То было мое первое распоряжение на посту генерального уполномоченного рейха, оно многим людям дало свободу, но не 13 тысячам, а такое число мне порой называли представители местного населения, а примерно 370 персонам. Список арестованных под видом большевиков лиц я положил перед латышскими социалистами и сказал, что отпущу любого, кого они сами сочтут неопасным. Тогда они задумались и заметили, что это придется решить мне самому. Однако я не собирался их выпускать из клещей и потребовал от них обоснования. Тогда они заявили, что уж лучше бы я оставил их всех в тюрьме. Некоторых я все же отпустил, в тех случаях, когда приходили члены семей и я лично убеждался в их нужде, а также мог поверить в добрые намерения. Насчет всех прочих я позднее, в начале декабря, поступил как Пилат, передавший иудеям их царя, – я передал их образованному тем временем ведомству юстиции латышской республики[86]
, которое было, правда, не слишком радо такому подарку.В тот же день, 15 ноября, я отменил цензуру прессы и запрет на публичные собрания. Однако остался в силе запрет на основание новых газет без германского разрешения. Я немедленно позволил социалистам выпускать ежедневную газету и приказал выделить им бумагу. Большевикам в газете я отказал.
Рижские большевики немало досаждали мне с первого же дня моей деятельности. Едва исполнительным инстанциям стало известно распоряжение о свободе собраний, как я уже имел счастье визита большевистской делегации, которая потребовала разрешения на семь публичных акций и на выпуск ежедневной газеты. Из семи собраний я разрешил им три, однако при условии, что на всех трех собраниях сначала они предоставят слово мне. Они пообещали мне это. Газету я запретил, но они по этому поводу приходили еще не раз. Из собраний я посетил только одно, ведь только там имело смысл говорить. Я рассказал кое-что о перевороте в Германии – что теперь следовало бы искать взаимопонимания между народами, и желание наше – жить в добрососедских отношениях с латышским народом. Германская революция не будет в точности соответствовать их основанным на русском примере представлениям, однако именно в этом ее преимущество. Я привел несколько напрашивающихся исторических примеров относительно сути революции и сказал, что самые масштабные из революций зачастую оцениваются как таковые лишь спустя поколение, в то время как кровопролитные сцены, которые полагают революциями, представляют собой, возможно, неизбежные, однако в любом случае не имеющие значения побочные явления. Я говорил так, как выступал бы перед гамбургскими или лейпцигскими рабочими. Собравшиеся слушали меня сначала довольно спокойно, но когда я продолжил, меня подняли на смех. Так что я оставил там только молодого латыша-студента, служившего мне переводчиком. Потом он пересказал мне такую сцену:
Голоса из зала: «Почему здесь позволяют говорить германским меньшевикам?»

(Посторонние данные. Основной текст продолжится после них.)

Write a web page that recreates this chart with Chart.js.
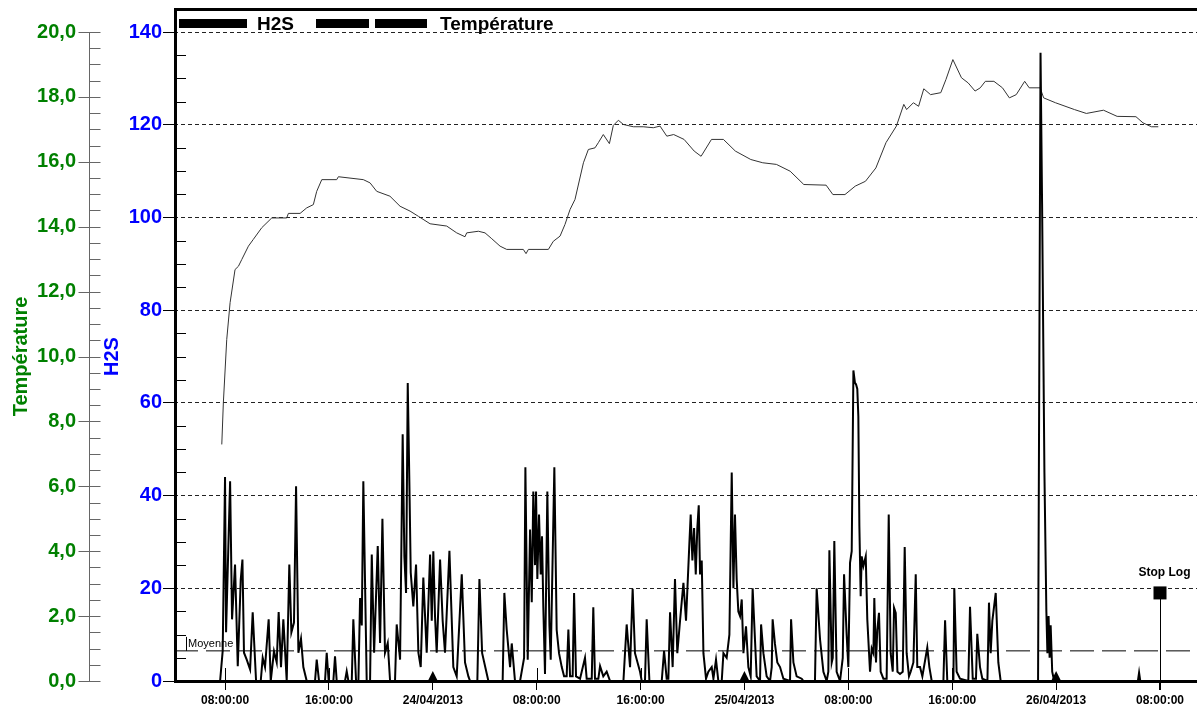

Председательствующий: «Иначе он не разрешил бы наши собрания».
Голос: «Мы чувствуем себя оскорбленными!»
Председательствующий: «Вам следовало бы сказать это ему, когда он говорил».
Голос: «Мы еще скажем ему это! Мы будем ходить по щиколотку в крови немцев!»
Председательствующий: «Надеемся на это, однако сейчас нам не следует об этом говорить, власть пока у меньшевиков».
Большой шум – овации – негодование.
Еще трижды или четырежды приходили ко мне лидеры большевиков и досаждали мне своими требованиями насчет газеты. Даже тот, кто никогда не хотел показаться невежливым, вынужден был стать таковым по отношению к этим людям. Однажды вечером я четырежды отказывал им в приеме, но они стояли на своем и повторяли свои требования раз за разом. Наконец я попытался с ними откланяться. Они этого не желали. Я вызвал двух ординарцев и приказал им выпроводить этих людей. Тогда они ушли, но на следующий вечер вернулись опять, один из ординарцев пригласил их в мою комнату. Тогда я сказал им, что готов позволить им выпускать газету, если они приведут доказательства того, что в настоящий момент на территории, контролируемой Советским правительством, выходит хоть одна небольшевистская газета[87]
. Вероятно, примерно так же в старых рассказах о святых действовал воздетый перед собой крест на черта – как теперь это требование отразилось на латышских большевиках. Со злобной бранью и ворчанием они ушли. Потом они заходили еще раз, чтобы получить разрешение на примерно 20 еще собраний, где должны были быть избраны советы рабочих депутатов. Я велел им убираться, а когда они все же стали проводить собрания, приказал военным открыть огонь и этим рассеять собиравшуюся было демонстрацию. И тогда в германской прессе пошли на меня первые нападки – меня обвиняли в «политике насилия» по милитаристскому образцу, причем по приказу «балтийских баронов», верным рабом которых я с той поры и стал считаться.Однако же это описание довольно далеко зашло вперед по сравнению с обгонявшими друг друга событиями.